Posts Tagged ‘canned pumpkin’

As much as I love fall, winter, and Thanksgiving treats there is always leftover canned pumpkin that you just don’t know how to get rid of it. I came across a recipe for Pumpkin Bread and decided to adapt it a bit to capture all of the fall spices I love like cinnamon, ginger, and nutmeg. Although this recipe makes Pumpkin bread that resembles pumpkin pie to a “T”, I would certainly bake this bread any time of the year as an easy way to get that comfort food feeling without having to cook an entire Thanksgiving meal.

Pumpkin Bread


1 1/2 cup all purpose flour

1 1/2 tsp ground cinnamon

1 tsp ground ginger

1 tsp fine salt (the one time I do NOT use Kosher salt is for baking–regular fine salt is the way to go here)

1/2 tsp baking powder

1/2 tsp baking soda

1/4 tsp ground cloves

1/4 tsp ground nutmeg

1 15oz can pumpkin puree (not pumpkin spice)

6 Tbsp unsalted butter at room temperature

1 1/4 cup granulated sugar

2 eggs

1/2 tsp vanilla extract

To make:

Preheat oven to 350 degrees. Grease 9×5 loaf pan on all sides well with butter. This next step may sound weird but it really works–spread pumpkin on a baking sheet in thin layer, top with several layers of paper towel to absorb most of the excess moisture from the pumpkin. This will prevent the end result from being “soggy pumpkin bread”.

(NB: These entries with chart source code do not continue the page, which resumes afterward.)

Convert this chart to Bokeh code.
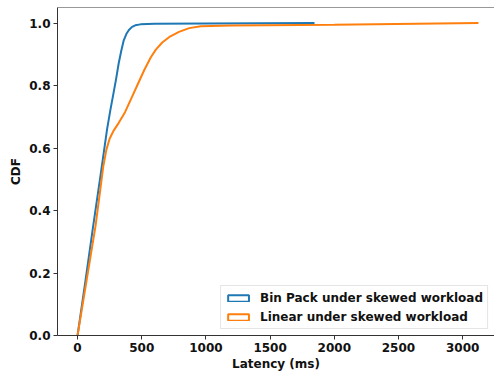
import numpy as np
from bokeh.plotting import figure
from bokeh.models import Range1d, Legend, LegendItem, Span, FixedTicker, ColumnDataSource
from bokeh.embed import file_html
from bokeh.resources import INLINE

# Latency (ms) and CDF values
binpack_latency = [0, 60, 120, 180, 230, 255, 280, 300, 320, 340, 360, 380, 400, 425, 450, 490, 600, 1000, 1846]
binpack_cdf = [0.0, 0.17, 0.345, 0.515, 0.66, 0.72, 0.775, 0.82, 0.87, 0.91, 0.945, 0.965, 0.978, 0.988, 0.993, 0.996, 0.998, 0.999, 1.0]

linear_latency = [0, 70, 140, 175, 200, 225, 250, 280, 320, 370, 420, 470, 520, 570, 610, 660, 720, 790, 870, 960, 1200, 2000, 3123]
linear_cdf = [0.0, 0.175, 0.35, 0.46, 0.54, 0.595, 0.63, 0.655, 0.68, 0.715, 0.76, 0.805, 0.85, 0.89, 0.915, 0.938, 0.957, 0.972, 0.984, 0.99, 0.992, 0.995, 1.0]

series_names = ["Bin Pack under skewed workload", "Linear under skewed workload"]
series_colors = ["#1f77b4", "#ff7f0e"]
x_ticks = [0, 500, 1000, 1500, 2000, 2500, 3000]
y_ticks = [0.0, 0.2, 0.4, 0.6, 0.8, 1.0]

FONT = "DejaVu Sans"

p = figure(width=494, height=373, output_backend="svg", toolbar_location=None,
           x_range=Range1d(-156, 3248), y_range=Range1d(0, 1.05),
           min_border_left=57, min_border_right=0, min_border_top=7, min_border_bottom=38)

p.outline_line_color = None
p.xgrid.visible = False
p.ygrid.visible = False

r1 = p.line(binpack_latency, binpack_cdf, line_color=series_colors[0], line_width=2)
r2 = p.line(linear_latency, linear_cdf, line_color=series_colors[1], line_width=2)

# top spine
p.add_layout(Span(location=1.05, dimension="width", line_color="#333333", line_width=1))

for ax in (p.xaxis[0], p.yaxis[0]):
    ax.axis_line_color = "#333333"
    ax.major_tick_line_color = "#333333"
    ax.minor_tick_line_color = None
    ax.major_tick_in = 0
    ax.major_tick_out = 4
    ax.major_label_text_font = FONT
    ax.major_label_text_font_style = "bold"
    ax.major_label_text_font_size = "12px"
    ax.major_label_text_color = "#111111"
    ax.axis_label_text_font = FONT
    ax.axis_label_text_font_style = "bold"
    ax.axis_label_text_font_size = "12px"
    ax.axis_label_text_color = "#111111"

p.xaxis.ticker = FixedTicker(ticks=x_ticks)
p.yaxis.ticker = FixedTicker(ticks=y_ticks)
p.yaxis.major_label_overrides = {t: f"{t:.1f}" for t in y_ticks}
p.xaxis.axis_label = "Latency (ms)"
p.yaxis.axis_label = "CDF"
p.xaxis.major_label_standoff = 3
p.xaxis.axis_label_standoff = 2
p.yaxis.major_label_standoff = 3
p.yaxis.axis_label_standoff = 3

# legend with rectangle handles (glyphs carry no visible data)
nan_src = lambda: ColumnDataSource(dict(left=np.array([np.nan]), right=np.array([np.nan]),
                                         top=np.array([np.nan]), bottom=np.array([np.nan])))
h1 = p.quad(source=nan_src(), left="left", right="right", top="top", bottom="bottom",
            fill_color="white", line_color=series_colors[0], line_width=2)
h2 = p.quad(source=nan_src(), left="left", right="right", top="top", bottom="bottom",
            fill_color="white", line_color=series_colors[1], line_width=2)

legend = Legend(items=[LegendItem(label=series_names[0], renderers=[h1], index=0),
                       LegendItem(label=series_names[1], renderers=[h2], index=0)],
                location="bottom_right")
legend.label_text_font = FONT
legend.label_text_font_style = "bold"
legend.label_text_font_size = "12px"
legend.label_text_color = "#111111"
legend.glyph_width = 26
legend.glyph_height = 8
legend.label_height = 15
legend.label_standoff = 9
legend.spacing = 4
legend.padding = 4
legend.margin = 6
legend.border_line_color = "#cccccc"
legend.border_line_width = 1
legend.background_fill_alpha = 0.85
p.add_layout(legend)

open("out.html", "w").write(file_html(p, INLINE))
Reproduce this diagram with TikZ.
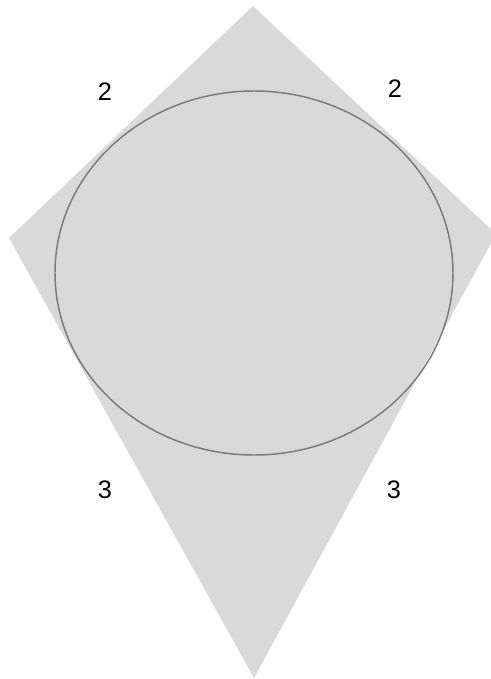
\documentclass[tikz,border=0pt]{standalone}
\usepackage{fontspec}
\setmainfont{Liberation Sans}
\usepackage{tikz}
\definecolor{kitefill}{RGB}{217, 217, 217}
\definecolor{ringgray}{RGB}{122, 122, 122}
\usetikzlibrary{positioning, calc}

\begin{document}
\begin{tikzpicture}[
    x=0.75pt, y=-0.75pt,
    side/.style={font=\fontsize{19}{22}\selectfont, text=black, inner sep=0pt}
]
    \useasboundingbox (0,0) rectangle (491,679);

    % kite corners
    \coordinate (top) at (253,6);
    \coordinate (left) at (9,238);
    \coordinate (right) at (496,234);
    \coordinate (bottom) at (254,678);

    \fill[kitefill] (top) -- (right) -- (bottom) -- (left) -- cycle;

    % inscribed ellipse
    \draw[ringgray, line width=1.1pt] (254,273) ellipse [x radius=199, y radius=182];

    \node[side] (tl) at (105,92) {2};
    \node[side] (tr) at (395,89) {2};
    \node[side] (bl) at (105,490) {3};
    \node[side] (br) at (394,490) {3};
\end{tikzpicture}
\end{document}
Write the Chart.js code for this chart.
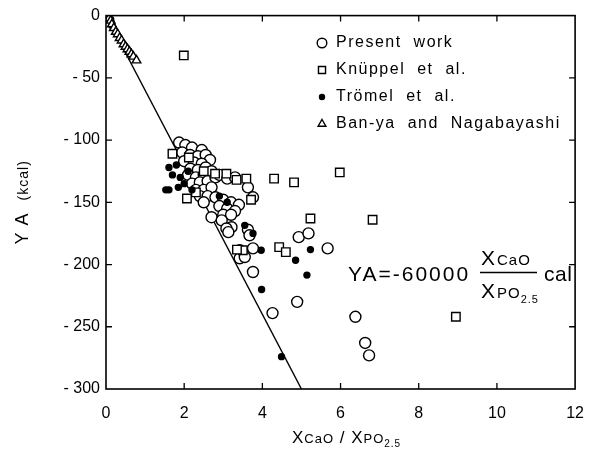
<!DOCTYPE html>
<html><head><meta charset="utf-8">
<script src="https://cdn.jsdelivr.net/npm/chart.js@4/dist/chart.umd.min.js"></script>
<style>html,body{margin:0;padding:0;background:#fff;}</style>
</head><body>
<canvas id="c" width="599" height="452" style="width:599px;height:452px;display:block"></canvas>
<script>
// ---- data ----
const seriesNames = ['Present work', 'Knüppel et al.', 'Trömel et al.', 'Ban-ya and Nagabayashi'];
const xTicks = [0, 2, 4, 6, 8, 10, 12];
const yTicks = [0, -50, -100, -150, -200, -250, -300];

const presentWork = [
  [1.87,-102],[2.03,-104],[2.2,-106],[2.45,-108],[1.95,-110],[2.15,-112],[2.35,-113],[2.55,-112],
  [2.66,-116],[2.0,-117],[2.25,-118],[2.45,-119],[2.16,-123],[2.35,-124],[2.55,-122],[2.1,-128],
  [2.3,-130],[2.5,-128],[2.7,-125],[2.2,-135],[2.4,-134],[2.6,-133],[2.8,-130],[2.3,-140],
  [2.5,-140],[2.7,-138],[2.4,-145],[2.6,-145],[2.5,-150],[2.9,-128],[3.1,-131],[3.3,-130],
  [3.63,-138],[3.76,-146],[2.8,-146],[3.0,-148],[3.2,-150],[3.4,-152],[2.9,-153],[3.1,-155],
  [3.3,-157],[3.0,-160],[3.2,-160],[2.7,-162],[2.96,-164.5],[3.21,-170],[3.08,-171],[3.13,-174],
  [3.63,-172],[3.67,-176.5],[3.42,-188.5],[3.42,-195],[3.55,-194],[3.76,-187],[3.76,-206],
  [4.93,-178],[5.18,-175],[5.67,-187],[4.26,-239],[4.89,-230],[6.38,-242],[6.63,-263],[6.73,-273]
];
const knuppel = [
  [1.99,-32],[1.70,-111],[2.12,-114],[2.07,-147],[2.5,-125],[2.79,-127],[3.08,-127],[3.34,-132],
  [3.59,-131],[3.71,-148],[4.30,-131],[4.81,-134],[5.98,-126],[5.23,-163],[6.82,-164],[4.43,-186],
  [4.60,-190],[3.50,-188.5],[8.95,-242],[2.3,-142],[3.35,-188]
];
const tromel = [
  [0.12,-3],[0.15,-8],[1.61,-122],[1.53,-140],[1.61,-140],[1.7,-128],[1.8,-120],[1.9,-130],
  [2.0,-135],[2.1,-125],[1.85,-138],[2.2,-140],[2.9,-145],[3.1,-150],[3.55,-168.5],[3.76,-175],
  [3.97,-188.5],[5.23,-188],[4.85,-196.5],[5.14,-208.5],[3.98,-220],[4.49,-274]
];
const banya = [
  [0.03,-1],[0.08,-2],[0.12,-4],[0.15,-7],[0.2,-10],[0.25,-13],[0.3,-15],[0.35,-18],[0.4,-20],
  [0.45,-23],[0.5,-25],[0.55,-27],[0.6,-29],[0.65,-31],[0.7,-33],[0.78,-36]
];
const fitLine = [[0,0],[5,-300]];

const toXY = a => a.map(p => ({x:p[0], y:p[1]}));
const FONT = "'Liberation Sans', Arial, sans-serif";

const ptBase = {showLine:false, borderColor:'#000', borderWidth:1.4};
const datasets = [
  {label:'fit', type:'line', data:toXY(fitLine), borderColor:'#000', borderWidth:1.4, pointRadius:0, order:10},
  Object.assign({label:seriesNames[1], data:toXY(knuppel), pointStyle:'rect', pointRadius:6, backgroundColor:'#fff', order:4}, ptBase),
  Object.assign({label:seriesNames[0], data:toXY(presentWork), pointStyle:'circle', pointRadius:5.5, backgroundColor:'#fff', order:5}, ptBase),
  Object.assign({label:seriesNames[2], data:toXY(tromel), pointStyle:'circle', pointRadius:3, backgroundColor:'#000', order:3}, ptBase),
  Object.assign({label:seriesNames[3], data:toXY(banya), pointStyle:'triangle', pointRadius:5, backgroundColor:'#fff', order:2}, ptBase)
];

const decor = {
  id:'decor',
  afterDraw(chart){
    const ctx = chart.ctx, a = chart.chartArea, xs = chart.scales.x, ys = chart.scales.y;
    ctx.save();
    ctx.strokeStyle = '#000'; ctx.lineWidth = 1.6;
    ctx.strokeRect(a.left, a.top, a.right - a.left, a.bottom - a.top);
    ctx.lineWidth = 1.3;
    ctx.beginPath();
    xTicks.slice(1, -1).forEach(v => {
      const px = xs.getPixelForValue(v);
      ctx.moveTo(px, a.bottom); ctx.lineTo(px, a.bottom - 6);
      ctx.moveTo(px, a.top); ctx.lineTo(px, a.top + 6);
    });
    yTicks.slice(1, -1).forEach(v => {
      const py = ys.getPixelForValue(v);
      ctx.moveTo(a.left, py); ctx.lineTo(a.left + 6, py);
      ctx.moveTo(a.right, py); ctx.lineTo(a.right - 6, py);
    });
    ctx.stroke();

    // legend
    ctx.fillStyle = '#000';
    ctx.font = '16px ' + FONT; ctx.textBaseline = 'middle'; ctx.textAlign = 'left';
    ctx.letterSpacing = '1.5px';
    ctx.wordSpacing = '6px';
    const legY = [43, 70, 97, 124];
    const order = [2, 1, 3, 4];
    const legR = {1:5, 2:4.8, 3:2.5, 4:4.5};
    order.forEach((di, i) => {
      const ds = chart.data.datasets[di];
      ctx.fillStyle = ds.backgroundColor; ctx.lineWidth = 1.4;
      Chart.helpers.drawPoint(ctx, {pointStyle: ds.pointStyle, radius: legR[di], borderWidth: 1.4}, 322, legY[i]);
      ctx.fillStyle = '#000';
      ctx.fillText(ds.label, 336, legY[i]);
    });
    ctx.wordSpacing = '0px';

    // formula
    ctx.textBaseline = 'alphabetic';
    ctx.letterSpacing = '2px';
    ctx.font = '21px ' + FONT;
    ctx.fillText('YA=-60000', 348, 281);
    ctx.letterSpacing = '1px';
    let x = 481;
    ctx.font = '21px ' + FONT; ctx.fillText('X', x, 265);
    let w = ctx.measureText('X').width;
    ctx.font = '15px ' + FONT; ctx.fillText('CaO', x + w + 1, 265);
    ctx.font = '21px ' + FONT; ctx.fillText('X', x, 298);
    ctx.font = '15px ' + FONT; ctx.fillText('PO', x + w + 1, 298);
    let w2 = ctx.measureText('PO').width;
    ctx.font = '11px ' + FONT; ctx.fillText('2.5', x + w + 1 + w2, 303);
    ctx.lineWidth = 1.3;
    ctx.beginPath(); ctx.moveTo(480, 272.5); ctx.lineTo(537, 272.5); ctx.stroke();
    ctx.letterSpacing = '0.5px';
    ctx.font = '21px ' + FONT; ctx.fillText('cal', 544, 281);

    // x title
    ctx.letterSpacing = '1px';
    const parts = [['X',17,0],['CaO',13,0],[' / ',17,0],['X',17,0],['PO',13,0],['2.5',10,4]];
    let tot = 0;
    parts.forEach(p => { ctx.font = p[1] + 'px ' + FONT; tot += ctx.measureText(p[0]).width; });
    let tx = (a.left + a.right) / 2 - tot / 2 + 6;
    parts.forEach(p => { ctx.font = p[1] + 'px ' + FONT; ctx.fillText(p[0], tx, 443 + p[2]); tx += ctx.measureText(p[0]).width; });

    // y title
    ctx.translate(28, (a.top + a.bottom) / 2);
    ctx.rotate(-Math.PI / 2);
    const yp = [['Y A  ',18],['(kcal)',14]];
    let yt = 0;
    yp.forEach(p => { ctx.font = p[1] + 'px ' + FONT; yt += ctx.measureText(p[0]).width; });
    let yx = -yt / 2;
    yp.forEach(p => { ctx.font = p[1] + 'px ' + FONT; ctx.fillText(p[0], yx, 0); yx += ctx.measureText(p[0]).width; });
    ctx.restore();
  }
};

new Chart(document.getElementById('c'), {
  type: 'scatter',
  data: {datasets},
  options: {
    responsive:false, animation:false,
    layout:{padding:{top:15, right:17, left:0, bottom:0}},
    plugins:{legend:{display:false}, tooltip:{enabled:false}},
    scales:{
      x:{type:'linear', min:0, max:12, afterBuildTicks: s => { s.ticks = xTicks.map(v => ({value:v})); },
         grid:{display:false, drawTicks:false}, border:{display:false},
         ticks:{color:'#000', font:{size:16, family:FONT}, padding:15, maxRotation:0},
         afterFit: s => { s.height = 63; }},
      y:{type:'linear', min:-300, max:0, afterBuildTicks: s => { s.ticks = yTicks.map(v => ({value:v})); },
         grid:{display:false, drawTicks:false}, border:{display:false},
         ticks:{color:'#000', font:{size:16, family:FONT}, padding:6,
                callback: v => v === 0 ? '0' : '- ' + Math.abs(v)},
         afterFit: s => { s.width = 106; }}
    }
  },
  plugins:[decor]
});
</script>
</body></html>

____In a medium-large bowl combine the flour, cinnamon, ginger, salt, baking powder, baking soda, clove, and nutmeg together–this will make up the “dry ingredient mixture”. Using a stand mixer with a paddle attachment, beat butter on medium high speed for about 3 minutes (it will turn lighter in color). Add sugar and beat until clumps of the butter/sugar mixture form. Turn the mixer to medium speed and add eggs one at a time; add puree and vanilla. Turn speed to low and add dry ingredient mixture slowly–I like to use a paper plate to help guide the dry ingredients into the mixing bowl and reduce the flour spray that usually occurs when adding dry ingredients to a mixer that is on 🙂

Pour mixture into prepared loaf pan.

Cook for about an hour (knife/toothpick will come out clean). Set on a cooling rack and let cool at least 15 minutes before cutting. For those of you (like myself) who cannot wait, if you cut earlier…say after 5 minutes…the loaf may not hold up against the blade and your slices will tear–it will still taste good but not be as pretty if you wait.

Enjoy…make everyday a taste of the Holidays!